For this to be achieved, BWB needs to effect annual cost-reflective tariffs, which was implemented at an increase of 40% in June to be done in two phases with one scheduled in October.
Ching’ani said BWB’s “stand has always been never to compromise on standards in any way” adding that on this they “are proud to declare that our water is the safest, the cleanest and the purest”.
“Yet to get to that level, it requires use of resources of acceptable standards, quality and quantities. While costs of operations have kept rising over the years, the water tariff has remained below cost, thus choking operations.”
Ching’ani emphasized that the BWB’s resolve still remains to maintain their vision — which is to continue providing safe and consistent water supply; respond to faults in time; reduce and minimize situations of dry taps; efficiently accommodate new connections and to use durable materials.
“All these require financial resources — hence the need to use cost reflective tariffs and not cosmetic tariffs,” he emphasized, while also declaring that “for all low income customers, many areas of which are served by water kiosks, the tariff remains unadjusted — zero increase.

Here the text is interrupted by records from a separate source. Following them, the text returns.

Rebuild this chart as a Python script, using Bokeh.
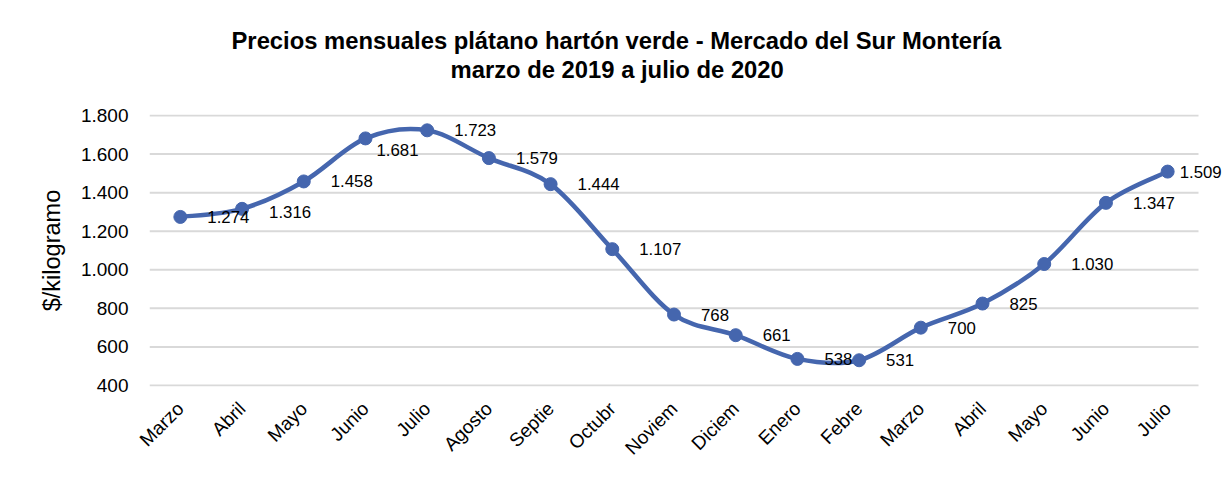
import math
from bokeh.plotting import figure
from bokeh.models import Range1d, FixedTicker, ColumnDataSource, LabelSet, Title
from bokeh.core.properties import value
from bokeh.embed import file_html
from bokeh.resources import INLINE

# ---- data ----
months = ["Marzo", "Abril", "Mayo", "Junio", "Julio", "Agosto", "Septie", "Octubr",
          "Noviem", "Diciem", "Enero", "Febre", "Marzo", "Abril", "Mayo", "Junio", "Julio"]
prices = [1274, 1316, 1458, 1681, 1723, 1579, 1444, 1107, 768, 661, 538, 531,
          700, 825, 1030, 1347, 1509]
y_ticks = [400, 600, 800, 1000, 1200, 1400, 1600, 1800]
title_1 = "Precios mensuales plátano hartón verde - Mercado del Sur Montería"
title_2 = "marzo de 2019 a julio de 2020"
y_label = "$/kilogramo"

# label offsets (pixels, right / down) – style only
label_dx = [27, 27, 27, 11, 27, 27, 27, 27, 27, 27, 27, 27, 27, 27, 27, 27, 12]
label_dy = [0, 3, 0, 12, 0, 0, 0, 0, 0, 0, 0, 0, 0, 0, 0, 0, 0]

BLUE = "#4566AE"
FONT = "Liberation Sans"

# layout (pixels)
W, H = 1224, 477
FR_L, FR_T, FR_B = 149, 114, 386
CAT_W = 1049 / 17          # pixel width of one category slot
Y0, Y1 = 395, 1805


def fmt(v):
    return f"{v:,}".replace(",", ".")


n = len(prices)
xs = [i + 0.5 for i in range(n)]

# Catmull-Rom style bezier smoothing (Excel-like smoothed line)
x0, y0, x1, y1, cx0, cy0, cx1, cy1 = [], [], [], [], [], [], [], []
for i in range(n - 1):
    xp, yp = (xs[i - 1], prices[i - 1]) if i > 0 else (xs[i], prices[i])
    xn2, yn2 = (xs[i + 2], prices[i + 2]) if i + 2 < n else (xs[i + 1], prices[i + 1])
    x0.append(xs[i]); y0.append(prices[i])
    x1.append(xs[i + 1]); y1.append(prices[i + 1])
    cx0.append(xs[i] + (xs[i + 1] - xp) / 6.0)
    cy0.append(prices[i] + (prices[i + 1] - yp) / 6.0)
    cx1.append(xs[i + 1] - (xn2 - xs[i]) / 6.0)
    cy1.append(prices[i + 1] - (yn2 - prices[i]) / 6.0)

# frame runs to the right canvas edge so the last data label is not clipped
x_end = (W - FR_L) / CAT_W
p = figure(width=W, height=H, x_range=Range1d(0, x_end), y_range=Range1d(Y0, Y1),
           output_backend="svg", toolbar_location=None, title=None,
           min_border_left=FR_L, min_border_right=0,
           min_border_top=FR_T, min_border_bottom=H - FR_B)
p.outline_line_color = None
p.background_fill_color = "white"
p.border_fill_color = "white"

# titles (stacked upward from the plot frame)
spacer = Title(text=" ", text_font_size="1px", standoff=28)
t2 = Title(text=title_2, align="left", offset=301, vertical_align="middle", standoff=0,
           text_font=FONT, text_font_style="bold", text_font_size="23.8px", text_color="black")
t1 = Title(text=title_1, align="left", offset=82, vertical_align="middle", standoff=0,
           text_font=FONT, text_font_style="bold", text_font_size="23.8px", text_color="black")
p.add_layout(spacer, "above")
p.add_layout(t2, "above")
p.add_layout(t1, "above")

# horizontal gridlines, spanning the category slots only
p.xgrid.grid_line_color = None
p.ygrid.grid_line_color = None
p.segment(x0=[0] * len(y_ticks), x1=[n] * len(y_ticks), y0=y_ticks, y1=y_ticks,
          line_color="#d9d9d9", line_width=2)

# y axis
p.yaxis.ticker = FixedTicker(ticks=y_ticks)
p.yaxis.major_label_overrides = {v: fmt(v) for v in y_ticks}
p.yaxis.axis_label = y_label
p.yaxis.axis_label_text_font = FONT
p.yaxis.axis_label_text_font_style = "normal"
p.yaxis.axis_label_text_font_size = "23.5px"
p.yaxis.axis_label_text_color = "black"
p.yaxis.axis_label_standoff = 13
p.yaxis.major_label_standoff = 21

# x axis
p.xaxis.ticker = FixedTicker(ticks=xs)
p.xaxis.major_label_overrides = {x: m for x, m in zip(xs, months)}
p.xaxis.major_label_orientation = math.pi / 4
p.xaxis.major_label_standoff = 19

for ax in (p.xaxis, p.yaxis):
    ax.axis_line_color = None
    ax.major_tick_line_color = None
    ax.minor_tick_line_color = None
    ax.major_tick_out = 0
    ax.major_tick_in = 0
    ax.minor_tick_out = 0
    ax.minor_tick_in = 0
    ax.major_label_text_font = FONT
    ax.major_label_text_font_size = "19px"
    ax.major_label_text_color = "black"

# smoothed line
p.bezier(x0=x0, y0=y0, x1=x1, y1=y1, cx0=cx0, cy0=cy0, cx1=cx1, cy1=cy1,
         line_color=BLUE, line_width=4.5, line_cap="round")

# markers
p.scatter(x=xs, y=prices, size=13, marker="circle", fill_color=BLUE, line_color=BLUE)

# data labels
src = ColumnDataSource(dict(x=xs, y=prices, t=[fmt(v) for v in prices],
                            dx=label_dx, dy=[-d for d in label_dy]))
p.add_layout(LabelSet(x="x", y="y", text="t", x_offset="dx", y_offset="dy", source=src,
                      text_align="left", text_baseline="middle", text_font=value(FONT),
                      text_font_size="16.8px", text_color="black"))

open("out.html", "w").write(file_html(p, INLINE))
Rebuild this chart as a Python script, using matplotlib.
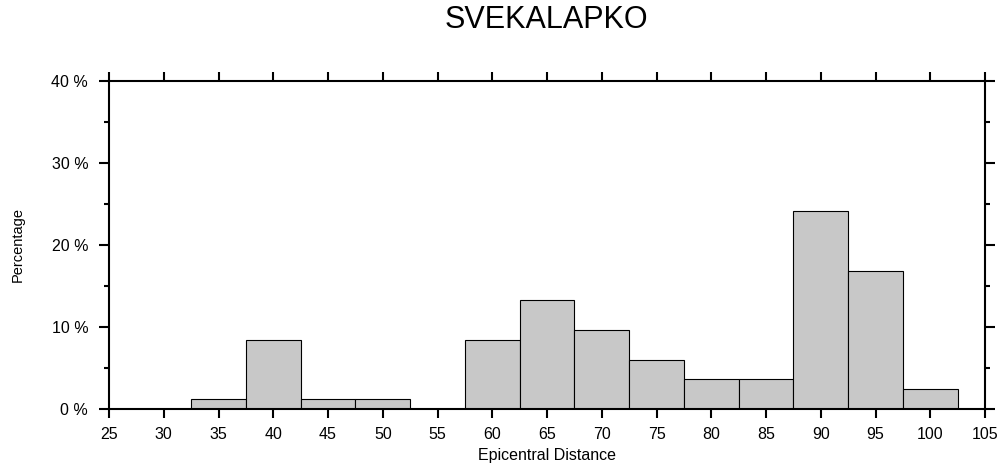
import matplotlib.pyplot as plt
from matplotlib.ticker import MultipleLocator, FuncFormatter

# bin centres (degrees) and share of events per bin (%)
centers = [35, 40, 45, 50, 60, 65, 70, 75, 80, 85, 90, 95, 100]
percent = [1.2, 8.43, 1.2, 1.2, 8.43, 13.25, 9.64, 6.02, 3.61, 3.61, 24.1, 16.87, 2.41]
bin_width = 5

plt.rcParams['font.family'] = ['Liberation Sans', 'DejaVu Sans']

fig = plt.figure(figsize=(10.02, 4.65), dpi=100)
ax = fig.add_axes([0.1088, 0.1204, 0.8743, 0.7054])

ax.bar(centers, percent, width=bin_width, color='#c8c8c8',
       edgecolor='black', linewidth=0.8, zorder=2)

ax.set_xlim(25, 105)
ax.set_ylim(0, 40)
ax.xaxis.set_major_locator(MultipleLocator(5))
ax.yaxis.set_major_locator(MultipleLocator(10))
ax.yaxis.set_minor_locator(MultipleLocator(5))
ax.yaxis.set_major_formatter(FuncFormatter(lambda v, p: f'{int(v)} %'))

for s in ax.spines.values():
    s.set_linewidth(1.5)
ax.tick_params(which='both', direction='out', top=True, right=True,
               labeltop=False, labelright=False, width=1.5, labelsize=11.5)
ax.tick_params(which='major', length=7)
ax.tick_params(which='minor', length=3.5)
ax.tick_params(axis='x', which='major', length=6.5, pad=6.5)
ax.tick_params(axis='y', which='major', pad=8)

# x label sits just under the tick labels, baseline placed in axes units
ax.set_xlabel('Epicentral Distance', fontsize=11.5)
ax.xaxis.set_label_coords(0.5, -0.156)
ax.xaxis.label.set_va('baseline')

fig.text(17.5 / 1002, 1 - 245 / 465, 'Percentage', rotation=90,
         ha='center', va='center', fontsize=10.5)
fig.text(0.5454, 0.957, 'SVEKALAPKO', ha='center', va='center', fontsize=22)

fig.savefig('out.png', dpi=100)
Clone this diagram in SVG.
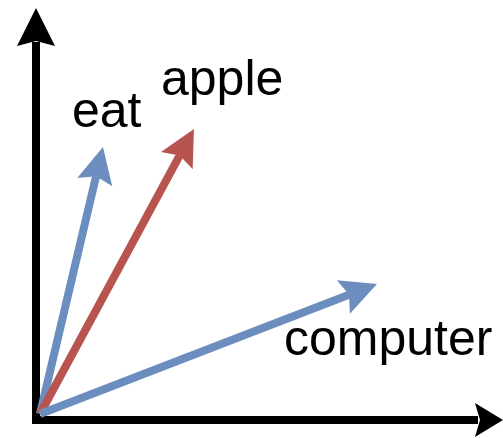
<svg xmlns="http://www.w3.org/2000/svg" width="503" height="438" viewBox="0 0 503 438">
  <style>
    .axis { fill: none; stroke: #000; stroke-width: 8; stroke-linejoin: miter; }
    .head { fill: #000; }
    .vec { fill: none; stroke-width: 8; stroke-linecap: butt; }
    .blue { stroke: #6c8ebf; }
    .red { stroke: #b85450; }
    .label { font-family: "Liberation Sans", Arial, Helvetica, sans-serif; font-size: 50px; fill: #000; }
  </style>
  <defs>
    <marker id="arrowBlue" markerUnits="userSpaceOnUse" markerWidth="36" markerHeight="36" viewBox="0 -18 36 36" refX="6" refY="0" orient="auto" overflow="visible">
      <path d="M0,-18 L36,0 L0,18 L6,0 Z" fill="#6c8ebf"/>
    </marker>
    <marker id="arrowRed" markerUnits="userSpaceOnUse" markerWidth="36" markerHeight="36" viewBox="0 -18 36 36" refX="6" refY="0" orient="auto" overflow="visible">
      <path d="M0,-18 L36,0 L0,18 L6,0 Z" fill="#b85450"/>
    </marker>
  </defs>

  <g id="axes">
    <path class="axis" d="M36,42 V420 H478"/>
    <path class="head" d="M36,8 L55,46 L36,41 L17,46 Z"/>
    <path class="head" d="M503,420 L475,437 L480,420 L475,403 Z"/>
  </g>

  <g id="connectors">
    <line id="vec-eat" class="vec blue" x1="40" y1="414" x2="96.1" y2="176.2" marker-end="url(#arrowBlue)"/>
    <line id="vec-apple" class="vec red" x1="40" y1="414" x2="179.7" y2="155.4" marker-end="url(#arrowRed)"/>
    <line id="vec-computer" class="vec blue" x1="40" y1="414" x2="349.0" y2="294.8" marker-end="url(#arrowBlue)"/>
  </g>

  <g id="label-eat">
    <text class="label" x="72" y="127">eat</text>
  </g>
  <g id="label-apple">
    <text class="label" x="161" y="95">apple</text>
  </g>
  <g id="label-computer">
    <text class="label" x="284" y="355">computer</text>
  </g>
</svg>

“This is to cushion any economic impact. When effecting the tariff increase, Blantyre Water Board has decided that all low income residential locations will have a zero increase. Thus, we are very sensitive to the plight of the financially vulnerable customers.
He justified the decision for the annual tariff assessment and possible increase by quoting the Water Works Act No 17 of 1995, section 35, on:
* (1) The Board shall make such charges as are approved, within a reasonable time, Board to by the Minister for the supply of quantities of water measured by meter, for the make charges rental of meters, or for the provision of other services. Such charges may differ in for supply of respect of different classes of water consumers;
* (2) Such charges shall be levied and enforced in accordance with rules made by the Minister;
* (3) Such rules may provide for — (a) different rates being fixed and levied in respect of different classes of premises or parts thereof; (b) rates to be increased in response to price inflation;
* (4) A schedule showing the tariff of rates and charges payable to the Board shall be available for inspection at the offices of the Board and shall be advertised in such 15 other manner as the Minister may, on the advice of the Board, prescribe.
BWB was established in 1929 and reconstituted in 1995, that supplies potable water to Blantyre City and rural areas, parts of Chiradzulu and Thyolo Districts — a population of over 1.4 million which has over 74,000 connections.
It has aged network infrastructure, which needs to be upgraded while other challenges include illegal water connections, meter tampering, corruption, faulty and aged water meters and prepaid meter challenges — which are contributors to BWB’s low performance.
Having effected the water tariff adjustment at at 40% from June, there will be annual adjustment of 10% from April 2024 and to reduce short term liabilities by 20% annually from K39.1 billion; improve sales volumes by 46%; reduce operational costs by 70% and increase customer base by 24,000.